**To do:**
Return precisely the span of lines from the top of the material below to the line containing "import * as", both included. Pictures are excluded.

**Supplied data:**

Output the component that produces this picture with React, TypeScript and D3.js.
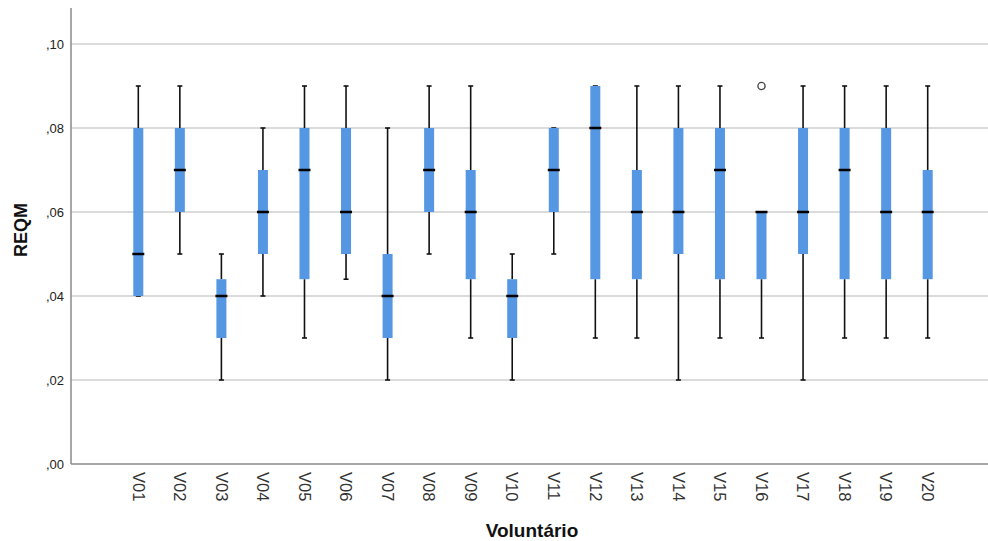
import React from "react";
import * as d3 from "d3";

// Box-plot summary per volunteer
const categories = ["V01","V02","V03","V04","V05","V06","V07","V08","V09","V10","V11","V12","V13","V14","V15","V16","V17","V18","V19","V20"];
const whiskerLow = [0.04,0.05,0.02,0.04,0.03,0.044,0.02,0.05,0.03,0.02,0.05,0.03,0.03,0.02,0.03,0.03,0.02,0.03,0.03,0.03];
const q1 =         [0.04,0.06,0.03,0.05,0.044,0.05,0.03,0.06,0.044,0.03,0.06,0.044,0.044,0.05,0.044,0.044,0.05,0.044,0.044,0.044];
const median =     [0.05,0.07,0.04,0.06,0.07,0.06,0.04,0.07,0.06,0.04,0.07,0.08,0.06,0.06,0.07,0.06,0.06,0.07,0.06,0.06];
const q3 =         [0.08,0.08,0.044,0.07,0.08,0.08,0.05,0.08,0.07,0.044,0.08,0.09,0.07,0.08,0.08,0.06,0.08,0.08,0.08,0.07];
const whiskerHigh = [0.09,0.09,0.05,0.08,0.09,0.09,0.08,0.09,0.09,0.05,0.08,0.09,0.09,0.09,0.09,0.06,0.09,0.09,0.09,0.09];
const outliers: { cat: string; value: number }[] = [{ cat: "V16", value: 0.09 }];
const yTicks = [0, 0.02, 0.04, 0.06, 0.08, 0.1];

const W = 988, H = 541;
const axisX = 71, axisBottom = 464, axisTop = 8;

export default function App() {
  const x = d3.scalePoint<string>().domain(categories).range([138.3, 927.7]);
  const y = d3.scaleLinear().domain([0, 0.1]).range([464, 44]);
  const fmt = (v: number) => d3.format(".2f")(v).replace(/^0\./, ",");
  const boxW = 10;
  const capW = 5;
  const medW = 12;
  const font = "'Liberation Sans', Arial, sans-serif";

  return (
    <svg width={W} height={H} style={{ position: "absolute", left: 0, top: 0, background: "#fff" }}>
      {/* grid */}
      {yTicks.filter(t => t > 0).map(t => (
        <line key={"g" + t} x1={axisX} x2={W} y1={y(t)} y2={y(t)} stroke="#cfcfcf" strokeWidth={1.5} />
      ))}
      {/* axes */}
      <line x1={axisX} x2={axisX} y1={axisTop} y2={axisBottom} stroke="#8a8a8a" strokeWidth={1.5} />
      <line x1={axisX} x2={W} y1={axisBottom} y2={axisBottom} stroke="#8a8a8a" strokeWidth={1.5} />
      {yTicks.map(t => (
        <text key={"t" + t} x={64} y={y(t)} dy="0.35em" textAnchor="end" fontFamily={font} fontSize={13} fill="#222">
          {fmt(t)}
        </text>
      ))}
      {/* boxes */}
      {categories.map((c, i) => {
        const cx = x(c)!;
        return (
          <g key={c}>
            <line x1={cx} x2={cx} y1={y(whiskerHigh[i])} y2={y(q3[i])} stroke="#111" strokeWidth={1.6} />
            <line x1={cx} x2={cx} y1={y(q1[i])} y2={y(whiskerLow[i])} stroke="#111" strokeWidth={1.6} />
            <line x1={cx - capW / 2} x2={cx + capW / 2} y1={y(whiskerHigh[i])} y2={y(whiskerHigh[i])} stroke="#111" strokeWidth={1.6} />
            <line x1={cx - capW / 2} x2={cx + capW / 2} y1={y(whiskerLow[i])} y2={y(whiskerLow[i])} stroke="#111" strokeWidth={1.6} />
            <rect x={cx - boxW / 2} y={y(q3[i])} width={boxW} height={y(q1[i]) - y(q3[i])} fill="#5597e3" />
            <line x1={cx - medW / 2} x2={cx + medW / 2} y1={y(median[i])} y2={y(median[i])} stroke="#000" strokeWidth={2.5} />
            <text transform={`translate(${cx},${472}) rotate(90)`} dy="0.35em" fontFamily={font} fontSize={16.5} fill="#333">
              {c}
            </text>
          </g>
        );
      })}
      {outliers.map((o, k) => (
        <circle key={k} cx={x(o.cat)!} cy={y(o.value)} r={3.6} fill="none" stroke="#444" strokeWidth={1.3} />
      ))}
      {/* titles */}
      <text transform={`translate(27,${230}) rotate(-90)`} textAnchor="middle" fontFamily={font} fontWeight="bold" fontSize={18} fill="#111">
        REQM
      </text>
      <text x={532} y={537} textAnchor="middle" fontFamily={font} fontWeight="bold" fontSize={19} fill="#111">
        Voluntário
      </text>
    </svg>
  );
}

**Solved problem:**
Output the component that produces this picture with React, TypeScript and D3.js.
import React from "react";
import * as d3 from "d3";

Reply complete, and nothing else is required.